When one reads the Prologue to Sharon Pollock's Walsh, it is difficult to understand it; it has much more meaning when the reader returns to the Prologue after finishing the play. However, without being certain of the implications of the players' interactions, it is easy to see that Walsh is the subject of the play, even without referring to (or even knowing) the play's title.
When the Prologue begins, we can draw inferences to who and what is important through the stage direction. Note Walsh's entrance; as he walks to his table...
All the characters watch him.
The lighting also allows for the importance of Walsh's character:
...Walsh appears in a spotlight somewhat brighter than the general dim lighting.
While the lighting is dim throughout the Prologue, and some characters are shown first in the shadows, the audience's attention is drawn to Walsh through the use of the spotlight. When the lights come up slightly, the spotlight disappears, but the deference showed by several of the characters towards Walsh indicates that he is important. For instance, when the Prospector asks Jennie to sing another verse of her song, she defers instead to Walsh:
Is there somethin' else you would have me do, Mr. Walsh?
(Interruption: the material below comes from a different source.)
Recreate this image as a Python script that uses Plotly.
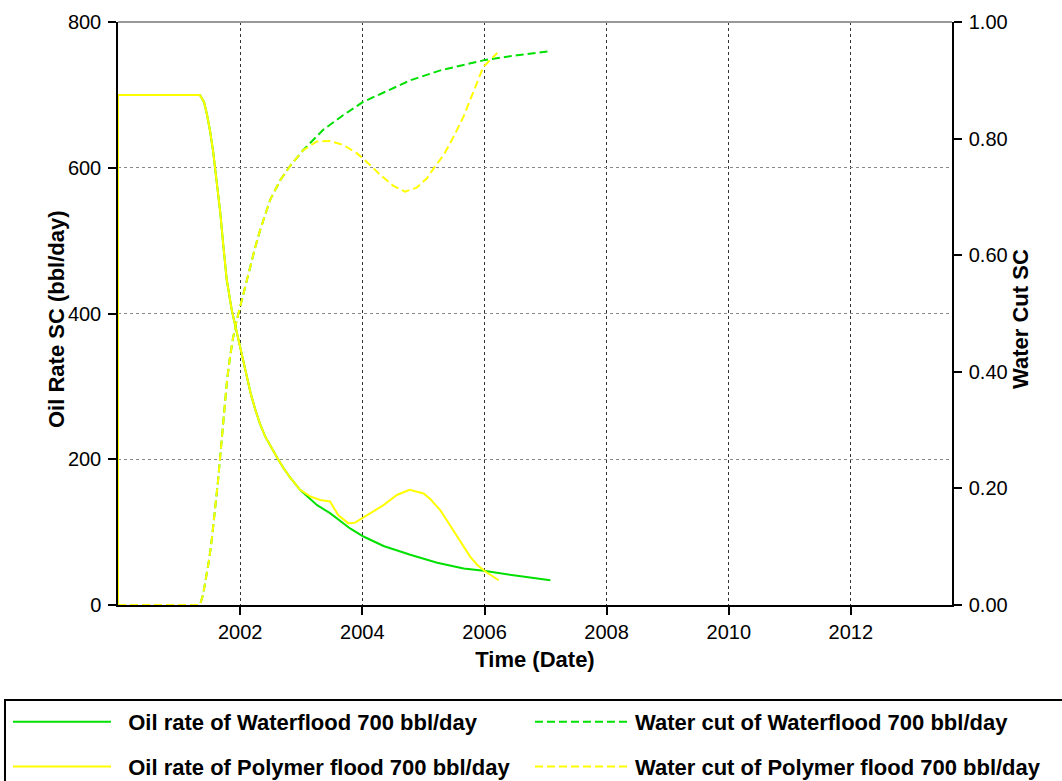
import plotly.graph_objects as go

# ---- Oil rate, waterflood (bbl/day) ----
wf_oil_dates = [
    "2000-01-01", "2000-01-01", "2001-05-05", "2001-05-30", "2001-06-17",
    "2001-07-05", "2001-07-23", "2001-08-10", "2001-09-03", "2001-09-22",
    "2001-10-12", "2001-11-11", "2001-12-10", "2002-01-01", "2002-01-20",
    "2002-02-10", "2002-03-04", "2002-03-31", "2002-04-30", "2002-05-31",
    "2002-06-30", "2002-08-10", "2002-09-14", "2002-10-26", "2002-12-25",
    "2003-04-06", "2003-06-22", "2003-10-20", "2004-01-08", "2004-05-07",
    "2004-10-14", "2005-03-24", "2005-08-29", "2005-12-27", "2006-07-15",
    "2007-01-30",
]
wf_oil = [
    0, 700, 700, 690, 672,
    650, 622, 590, 540, 493,
    447, 405, 376, 352, 333,
    313, 291, 269, 248, 231,
    218, 202, 189, 175, 158,
    137, 126, 105, 94, 81,
    69, 58, 50, 47, 40,
    34,
]

# ---- Oil rate, polymer flood (bbl/day) ----
pf_oil_dates = [
    "2000-01-01", "2000-01-01", "2001-05-05", "2001-05-30", "2001-06-17",
    "2001-07-05", "2001-07-23", "2001-08-10", "2001-09-03", "2001-09-22",
    "2001-10-12", "2001-11-11", "2001-12-10", "2002-01-01", "2002-01-20",
    "2002-02-10", "2002-03-04", "2002-03-31", "2002-04-30", "2002-05-31",
    "2002-06-30", "2002-08-10", "2002-09-14", "2002-10-26", "2002-12-25",
    "2003-02-23", "2003-04-24", "2003-06-22", "2003-08-11", "2003-10-10",
    "2003-11-19", "2004-01-08", "2004-03-08", "2004-05-07", "2004-07-26",
    "2004-10-10", "2005-01-02", "2005-02-12", "2005-04-12", "2005-05-30",
    "2005-07-21", "2005-10-08", "2005-11-19", "2006-01-06", "2006-03-27",
]
pf_oil = [
    0, 700, 700, 690, 672,
    650, 622, 590, 540, 493,
    447, 405, 376, 352, 333,
    313, 291, 269, 248, 231,
    218, 202, 189, 175, 158,
    149, 144, 142, 123, 112,
    113, 120, 128, 137, 151,
    158, 153, 145, 130, 113,
    94, 66, 55, 46, 34,
]

# ---- Water cut, waterflood (fraction) ----
wf_wc_dates = [
    "2000-01-01", "2001-05-05", "2001-05-24", "2001-06-11", "2001-06-29",
    "2001-07-16", "2001-08-03", "2001-08-21", "2001-09-08", "2001-09-26",
    "2001-10-14", "2001-11-01", "2001-11-19", "2001-12-10", "2002-01-01",
    "2002-01-31", "2002-03-01", "2002-03-31", "2002-04-30", "2002-05-30",
    "2002-06-29", "2002-08-27", "2002-10-26", "2003-01-12", "2003-05-12",
    "2003-09-08", "2004-01-06", "2004-10-14", "2005-04-12", "2006-01-06",
    "2006-07-15", "2007-01-30",
]
wf_wc = [
    0.0, 0.0, 0.018, 0.045, 0.078,
    0.115, 0.160, 0.212, 0.270, 0.330,
    0.385, 0.425, 0.458, 0.487, 0.512,
    0.548, 0.581, 0.613, 0.643, 0.670,
    0.695, 0.728, 0.753, 0.780, 0.815,
    0.840, 0.863, 0.900, 0.917, 0.935,
    0.943, 0.950,
]

# ---- Water cut, polymer flood (fraction) ----
pf_wc_dates = [
    "2000-01-01", "2001-05-05", "2001-05-24", "2001-06-11", "2001-06-29",
    "2001-07-16", "2001-08-03", "2001-08-21", "2001-09-08", "2001-09-26",
    "2001-10-14", "2001-11-01", "2001-11-19", "2001-12-10", "2002-01-01",
    "2002-01-31", "2002-03-01", "2002-03-31", "2002-04-30", "2002-05-30",
    "2002-06-29", "2002-08-27", "2002-10-26", "2003-01-12", "2003-04-04",
    "2003-06-22", "2003-09-10", "2003-11-29", "2004-01-28", "2004-04-17",
    "2004-07-05", "2004-09-13", "2004-11-22", "2005-01-22", "2005-03-03",
    "2005-05-02", "2005-06-30", "2005-08-29", "2005-10-08", "2005-11-19",
    "2005-12-25", "2006-03-19",
]
pf_wc = [
    0.0, 0.0, 0.018, 0.045, 0.078,
    0.115, 0.160, 0.212, 0.270, 0.330,
    0.385, 0.425, 0.458, 0.487, 0.512,
    0.548, 0.581, 0.613, 0.643, 0.670,
    0.695, 0.728, 0.753, 0.780, 0.795,
    0.796, 0.789, 0.775, 0.760, 0.738,
    0.719, 0.709, 0.716, 0.732, 0.749,
    0.772, 0.803, 0.838, 0.866, 0.897,
    0.923, 0.947,
]

# ---- Axis ticks and titles ----
x_tickvals = ["2002-01-01", "2004-01-01", "2006-01-01", "2008-01-01",
              "2010-01-01", "2012-01-01"]
x_ticktext = ["2002", "2004", "2006", "2008", "2010", "2012"]
y_tickvals = [0, 200, 400, 600, 800]
y2_tickvals = [0.0, 0.2, 0.4, 0.6, 0.8, 1.0]
y2_ticktext = ["0.00", "0.20", "0.40", "0.60", "0.80", "1.00"]
x_title = "Time (Date)"
y_title = "Oil Rate SC (bbl/day)"
y2_title = "Water Cut SC"

GREEN = "#00e000"
YELLOW = "#ffff00"
FONT = "Arial, Liberation Sans, sans-serif"
NB = "\u00a0\u00a0"

fig = go.Figure()
fig.add_trace(go.Scatter(
    x=wf_oil_dates, y=wf_oil, mode="lines", yaxis="y",
    name=NB + "Oil rate of Waterflood 700 bbl/day",
    line=dict(color=GREEN, width=2), legend="legend", legendgroup="a"))
fig.add_trace(go.Scatter(
    x=wf_wc_dates, y=wf_wc, mode="lines", yaxis="y2",
    name="Water cut of Waterflood 700 bbl/day",
    line=dict(color=GREEN, width=2, dash="8px,4px"),
    legend="legend2", legendgroup="b"))
fig.add_trace(go.Scatter(
    x=pf_oil_dates, y=pf_oil, mode="lines", yaxis="y",
    name=NB + "Oil rate of Polymer flood 700 bbl/day",
    line=dict(color=YELLOW, width=2), legend="legend", legendgroup="c"))
fig.add_trace(go.Scatter(
    x=pf_wc_dates, y=pf_wc, mode="lines", yaxis="y2",
    name="Water cut of Polymer flood 700 bbl/day",
    line=dict(color=YELLOW, width=2, dash="8px,4px"),
    legend="legend2", legendgroup="d"))

legend_common = dict(
    orientation="v", xanchor="left", yanchor="top",
    xref="paper", yref="container", y=0.1024,
    tracegroupgap=13,
    bgcolor="rgba(0,0,0,0)", borderwidth=0,
    font=dict(family=FONT, size=22, color="black", weight="bold"),
)

axis_title_font = dict(family=FONT, size=22, color="black", weight="bold")

fig.update_layout(
    template="none",
    width=1062, height=781,
    margin=dict(l=118, r=110, t=22, b=176, autoexpand=False),
    paper_bgcolor="white", plot_bgcolor="white",
    font=dict(family=FONT, size=20, color="black"),
    showlegend=True,
    legend=dict(x=-0.1319, itemwidth=98, **legend_common),
    legend2=dict(x=0.494, itemwidth=95, **legend_common),
    xaxis=dict(
        type="date", range=["2000-01-01", "2013-08-28"],
        tickvals=x_tickvals, ticktext=x_ticktext, automargin=False,
        showgrid=True, gridcolor="#333333", griddash="dot", gridwidth=1,
        showline=True, linecolor="black", linewidth=2,
        ticks="outside", ticklen=8, tickcolor="black", tickwidth=1.5,
        zeroline=False,
        title=dict(text=x_title, standoff=10, font=axis_title_font),
    ),
    yaxis=dict(
        range=[0, 800], tickvals=y_tickvals, automargin=False,
        showgrid=True, gridcolor="#888888", griddash="dot", gridwidth=1,
        showline=True, linecolor="black", linewidth=1.5,
        ticks="outside", ticklen=8, tickcolor="black", tickwidth=1.5,
        ticklabelstandoff=3, zeroline=False,
    ),
    yaxis2=dict(
        range=[0, 1], tickvals=y2_tickvals, ticktext=y2_ticktext,
        overlaying="y", side="right", showgrid=False, automargin=False,
        showline=True, linecolor="black", linewidth=1.5,
        ticks="outside", ticklen=8, tickcolor="black", tickwidth=1.5,
        ticklabelstandoff=3, zeroline=False,
    ),
    annotations=[
        # vertical axis titles, set close to their tick labels
        dict(text=y_title, textangle=-90, xref="paper", yref="paper",
             x=-0.0731, y=0.4906, xanchor="center", yanchor="middle",
             showarrow=False, font=axis_title_font),
        dict(text=y2_title, textangle=-90, xref="paper", yref="paper",
             x=1.0827, y=0.4906, xanchor="center", yanchor="middle",
             showarrow=False, font=axis_title_font),
    ],
    shapes=[
        # grey frame line along the top of the plotting area
        dict(type="line", xref="paper", yref="paper", x0=0, x1=1, y0=1, y1=1,
             line=dict(color="#999999", width=2), layer="above"),
        # legend box
        dict(type="rect", xref="paper", yref="paper",
             x0=-0.1355, x1=1.16, y0=-0.163, y1=-0.35,
             line=dict(color="black", width=2), layer="above"),
    ],
)

fig.write_html("out.html")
Harry enters and takes out his "poke," but is warned by Billy and the Prospector to put it away, for Walsh, they indicate, is a force to be reckoned with.
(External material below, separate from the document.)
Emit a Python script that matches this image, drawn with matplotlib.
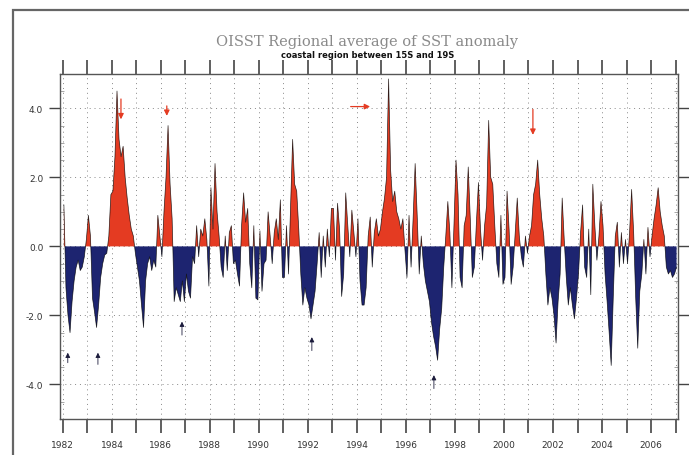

Even the conflicts present in the Prologue include Walsh. When he first enters, the Prospector stops his progress:
The PROSPECTOR is blocking WALSH'S way and WALSH stops. The PROSPECTOR steps aside and WALSH continues toward the table.
And Billy's anger is obviously directed at Walsh, though we cannot understand this before reading (or seeing) the play in its entirety:
To hell with Mr. Walsh.
The violence of the Prologue also comes from Walsh. When "Garryowen," the marching song played when Custer went into battle, is played, and Custer's death is spoken of by Harry, Walsh "bangs down his glass." He then announces to the room who Custer was.
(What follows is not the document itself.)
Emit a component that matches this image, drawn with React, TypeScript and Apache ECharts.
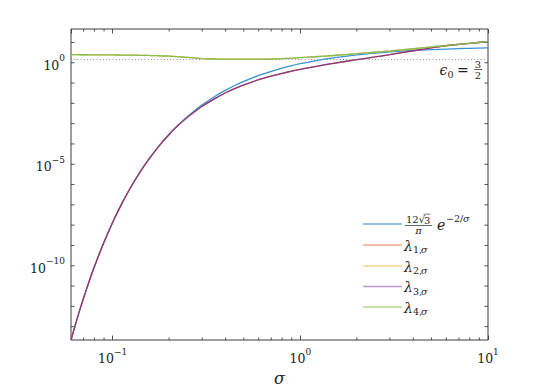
import { useEffect, useRef } from 'react';
import * as echarts from 'echarts';

// ---- data ----
const SIGMA = [0.06, 0.065, 0.07, 0.075, 0.08, 0.09, 0.1, 0.11, 0.12, 0.13, 0.14, 0.15, 0.16, 0.18, 0.2, 0.22, 0.25, 0.27, 0.3, 0.35, 0.4, 0.45, 0.5, 0.6, 0.7, 0.8, 0.9, 1, 1.2, 1.5, 2, 2.5, 3, 4, 5, 6, 7, 8, 10];
const BOUND = [2.209e-14, 2.869e-13, 2.583e-12, 1.735e-11, 9.188e-11, 1.478e-9, 1.364e-8, 8.401e-8, 3.823e-7, 1.378e-6, 4.134e-6, 1.072e-5, 2.466e-5, 9.888e-5, 3.004e-4, 7.455e-4, 2.219e-3, 4.014e-3, 8.42e-3, 0.02182, 0.04458, 0.0777, 0.1212, 0.236, 0.38, 0.5431, 0.717, 0.8954, 1.25, 1.744, 2.434, 2.973, 3.397, 4.013, 4.435, 4.741, 4.972, 5.153, 5.417];
const LAMBDA1 = [2.209e-14, 2.869e-13, 2.583e-12, 1.735e-11, 9.188e-11, 1.478e-9, 1.364e-8, 8.401e-8, 3.823e-7, 1.378e-6, 4.134e-6, 1.072e-5, 2.466e-5, 9.8e-5, 2.94e-4, 7.16e-4, 2.04e-3, 3.57e-3, 7.16e-3, 0.0172, 0.0334, 0.0552, 0.0812, 0.146, 0.22, 0.299, 0.387, 0.475, 0.65, 0.94, 1.41, 1.93, 2.51, 3.9, 5.4, 7.0, 8.1, 9.1, 11.0];
const LAMBDA3 = [2.209e-14, 2.869e-13, 2.583e-12, 1.735e-11, 9.188e-11, 1.478e-9, 1.364e-8, 8.401e-8, 3.823e-7, 1.378e-6, 4.134e-6, 1.072e-5, 2.466e-5, 9.8e-5, 2.94e-4, 7.16e-4, 2.04e-3, 3.57e-3, 7.16e-3, 0.0172, 0.0334, 0.0552, 0.0812, 0.146, 0.22, 0.299, 0.387, 0.475, 0.65, 0.94, 1.41, 1.93, 2.51, 3.9, 5.4, 7.0, 8.1, 9.1, 11.0];
const LAMBDA2 = [2.5, 2.49, 2.48, 2.47, 2.46, 2.44, 2.42, 2.4, 2.38, 2.36, 2.33, 2.3, 2.27, 2.2, 2.1, 2.0, 1.84, 1.73, 1.61, 1.53, 1.51, 1.5, 1.5, 1.5, 1.53, 1.6, 1.68, 1.78, 1.98, 2.28, 2.8, 3.3, 3.8, 4.9, 6.0, 7.05, 8.1, 9.1, 11.0];
const LAMBDA4 = [2.5, 2.49, 2.48, 2.47, 2.46, 2.44, 2.42, 2.4, 2.38, 2.36, 2.33, 2.3, 2.27, 2.2, 2.1, 2.0, 1.84, 1.73, 1.61, 1.53, 1.51, 1.5, 1.5, 1.5, 1.53, 1.6, 1.68, 1.78, 1.98, 2.28, 2.8, 3.3, 3.8, 4.9, 6.0, 7.05, 8.1, 9.1, 11.0];
const EPS0 = 1.5;

const X_MIN = 0.06;
const X_MAX = 10;
const Y_MIN = 2.2e-14;
const Y_MAX = 46;
const X_MINOR_TICKS = [0.07, 0.08, 0.09, 0.2, 0.3, 0.4, 0.5, 0.6, 0.7, 0.8, 0.9, 2, 3, 4, 5, 6, 7, 8, 9];
const Y_DECADE_TICKS = [1e1, 1e0, 1e-1, 1e-2, 1e-3, 1e-4, 1e-5, 1e-6, 1e-7, 1e-8, 1e-9, 1e-10, 1e-11, 1e-12, 1e-13];
const Y_LABELED_EXPONENTS = [0, -5, -10];
const LEGEND_SUBSCRIPTS = ['1,', '2,', '3,', '4,'];

// ---- styles ----
const SERIF = 'DejaVu Serif';
const AXIS = '#3c3c3c';
const TEXT = '#222222';
const LINE_COLORS = ['#3a92d6', '#d9826a', '#e8c25a', '#8a3a7e', '#88bc50'];
const LEGEND_COLORS = ['#6fb0e3', '#f0a48c', '#f6d68c', '#c297cf', '#b4d68d'];

const supText = (exp: number) => `{b|10}{s|${exp < 0 ? '\u2212' : ''}${Math.abs(exp)}}`;

export default function App() {
  const ref = useRef<HTMLDivElement>(null);

  useEffect(() => {
    if (!ref.current) return;
    const chart = echarts.init(ref.current, undefined, { renderer: 'svg' });

    const mk = (name: string, values: number[], color: string, z: number) => ({
      type: 'line',
      name,
      data: SIGMA.map((s, i) => [s, values[i]]),
      showSymbol: false,
      symbol: 'none',
      smooth: 0.2,
      silent: true,
      z,
      lineStyle: { color, width: 1.3 },
      itemStyle: { color },
    });

    const blue: any = mk('12√3/π e^(−2/σ)', BOUND, LINE_COLORS[0], 2);
    blue.markLine = {
      silent: true,
      symbol: ['none', 'none'],
      label: { show: false },
      lineStyle: { color: '#8c8c8c', type: [1, 2.2], width: 1 },
      data: [{ yAxis: EPS0 }],
    };

    const labelRich = {
      b: { fontSize: 12.5, lineHeight: 18, verticalAlign: 'bottom', fontFamily: SERIF, color: TEXT, fill: TEXT },
      s: { fontSize: 9, lineHeight: 8, verticalAlign: 'top', fontFamily: SERIF, color: TEXT, fill: TEXT },
    };

    const xMinorSeries = {
      type: 'custom',
      name: 'xminor',
      silent: true,
      clip: false,
      z: 5,
      data: X_MINOR_TICKS.map((v) => [v, 1]),
      renderItem: (params: any, api: any) => {
        const cs = params.coordSys;
        const x = api.coord([api.value(0), 1])[0];
        const top = cs.y;
        const bot = cs.y + cs.height;
        return {
          type: 'group',
          children: [
            { type: 'line', shape: { x1: x, y1: bot, x2: x, y2: bot - 2.5 }, style: { stroke: AXIS, lineWidth: 0.9 } },
            { type: 'line', shape: { x1: x, y1: top, x2: x, y2: top + 2.5 }, style: { stroke: AXIS, lineWidth: 0.9 } },
          ],
        };
      },
    };

    const yTickSeries = {
      type: 'custom',
      name: 'yticks',
      silent: true,
      clip: false,
      z: 5,
      data: Y_DECADE_TICKS.map((v) => [1, v]),
      renderItem: (params: any, api: any) => {
        const cs = params.coordSys;
        const v = api.value(1);
        const y = api.coord([1, v])[1];
        const left = cs.x;
        const right = cs.x + cs.width;
        const exp = Math.round(Math.log10(v));
        const children: any[] = [
          { type: 'line', shape: { x1: left, y1: y, x2: left + 3.5, y2: y }, style: { stroke: AXIS, lineWidth: 0.9 } },
          { type: 'line', shape: { x1: right, y1: y, x2: right - 3.5, y2: y }, style: { stroke: AXIS, lineWidth: 0.9 } },
        ];
        if (Y_LABELED_EXPONENTS.indexOf(exp) >= 0) {
          children.push({
            type: 'text',
            x: left - 6,
            y,
            style: {
              text: supText(exp),
              rich: labelRich,
              align: 'right',
              verticalAlign: 'middle',
              fill: TEXT,
              fontFamily: SERIF,
              fontSize: 12.5,
            },
          });
        }
        return { type: 'group', children };
      },
    };

    // ---- legend & annotation drawn with graphic elements ----
    const txt = (x: number, y: number, text: string, size: number, italic: boolean, align = 'left') => ({
      type: 'text',
      x,
      y,
      silent: true,
      style: {
        text,
        fontSize: size,
        fontFamily: SERIF,
        fontStyle: italic ? 'italic' : 'normal',
        fill: TEXT,
        align,
        verticalAlign: 'middle',
      },
    });
    const ln = (x1: number, y1: number, x2: number, y2: number, color: string, w: number) => ({
      type: 'line',
      silent: true,
      shape: { x1, y1, x2, y2 },
      style: { stroke: color, lineWidth: w },
    });

    const rowsY = [224, 245, 266, 286.5, 307];
    const legendEls: any[] = [];
    rowsY.forEach((ry, i) => {
      legendEls.push(ln(363, ry, 402, ry, LEGEND_COLORS[i], 1.5));
    });
    // blue entry: 12√3/π e^{-2/σ}
    legendEls.push(txt(406, 219.5, '12√', 10, false));
    legendEls.push(txt(424, 220, '3', 10, false));
    legendEls.push(ln(423.5, 214.2, 430.5, 214.2, TEXT, 0.6));
    legendEls.push(ln(405, 225.5, 432, 225.5, TEXT, 0.7));
    legendEls.push(txt(418.5, 230.5, 'π', 10, true, 'center'));
    legendEls.push(txt(437, 225, 'e', 14, true));
    legendEls.push(txt(446, 218.5, '\u22122/', 9.5, false));
    legendEls.push(txt(463, 218.5, 'σ', 9.5, true));
    // λ entries
    LEGEND_SUBSCRIPTS.forEach((sub, i) => {
      const ry = rowsY[i + 1];
      legendEls.push(txt(404, ry + 0.5, 'λ', 14, true));
      legendEls.push(txt(413, ry + 4.5, sub, 9.5, false));
      legendEls.push(txt(421, ry + 4.5, 'σ', 9.5, true));
    });
    // ε0 = 3/2 annotation
    legendEls.push(txt(439.5, 70, 'ϵ', 14, true));
    legendEls.push(txt(447.5, 74.5, '0', 9.5, false));
    legendEls.push(txt(457, 70, '=', 14, false));
    legendEls.push(txt(478, 64.5, '3', 10, false, 'center'));
    legendEls.push(ln(474, 69.5, 482, 69.5, TEXT, 0.7));
    legendEls.push(txt(478, 75, '2', 10, false, 'center'));

    const xAxisCommon = {
      type: 'log',
      logBase: 10,
      min: X_MIN,
      max: X_MAX,
      axisLine: { show: false },
      splitLine: { show: false },
      minorTick: { show: false },
      axisTick: { show: true, inside: true, length: 4.5, lineStyle: { color: AXIS, width: 0.9 } },
    };

    chart.setOption({
      animation: false,
      backgroundColor: '#ffffff',
      textStyle: { fontFamily: SERIF },
      grid: { left: 71, right: 52, top: 29, bottom: 49, show: true, borderColor: AXIS, borderWidth: 1, backgroundColor: 'transparent' },
      xAxis: [
        {
          ...xAxisCommon,
          position: 'bottom',
          name: 'σ',
          nameLocation: 'middle',
          nameGap: 30,
          nameTextStyle: { fontFamily: SERIF, fontStyle: 'italic', fontSize: 16, color: TEXT },
          axisLabel: {
            show: true,
            margin: 7,
            fontFamily: SERIF,
            formatter: (v: number) => {
              const e = Math.log10(v);
              const r = Math.round(e);
              if (Math.abs(e - r) > 1e-6) return '';
              return supText(r);
            },
            rich: labelRich,
          },
        },
        {
          ...xAxisCommon,
          position: 'top',
          axisLabel: { show: false },
        },
      ],
      yAxis: [
        {
          type: 'log',
          logBase: 10,
          min: Y_MIN,
          max: Y_MAX,
          axisLine: { show: false },
          axisTick: { show: false },
          axisLabel: { show: false },
          splitLine: { show: false },
        },
      ],
      series: [
        blue,
        mk('λ1,σ', LAMBDA1, LINE_COLORS[1], 3),
        mk('λ2,σ', LAMBDA2, LINE_COLORS[2], 4),
        mk('λ3,σ', LAMBDA3, LINE_COLORS[3], 5),
        mk('λ4,σ', LAMBDA4, LINE_COLORS[4], 6),
        xMinorSeries,
        yTickSeries,
      ],
      graphic: { elements: legendEls },
    });

    return () => {
      chart.dispose();
    };
  }, []);

  return (
    <div
      ref={ref}
      style={{ position: 'fixed', left: 0, top: 0, width: 540, height: 391, background: '#fff' }}
    />
  );
}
Conversation centers on Walsh who is no longer with "the force," but is the Commissioner of the Yukon. In general, those in the room focus a great deal of attention on Walsh. The hint of conflict between Walsh and the Prospector (when the Prospector blocks Walsh's path to his table) comes to blows when the Prospector (really Sitting Bull) asks Walsh for money for Joeie (who is actually Sitting Bull's son)—because the boy and his mother are starving. The Prospector accuses Walsh's "kind" having "taken enough off us." Twice Walsh responds:
I can give you nothing.
This reflects Walsh's position with Sitting Bull and his people later in the play. However, when the Prospector calls him a "cheap son-of-a-bitch," Walsh hits the Prospector, knocking him down—foreshadowing the physical altercation that takes place between the two men—the two friends—also later in the play.
As all the characters seem prepared for more fighting, Harry addresses the audience and identifies Walsh: his former career with the Mounties and the end of that career. Harry's concentration on the character of Walsh, along with the conversations with and about Walsh as well as the actions of the characters, also lets us know that Walsh is at the center of this story.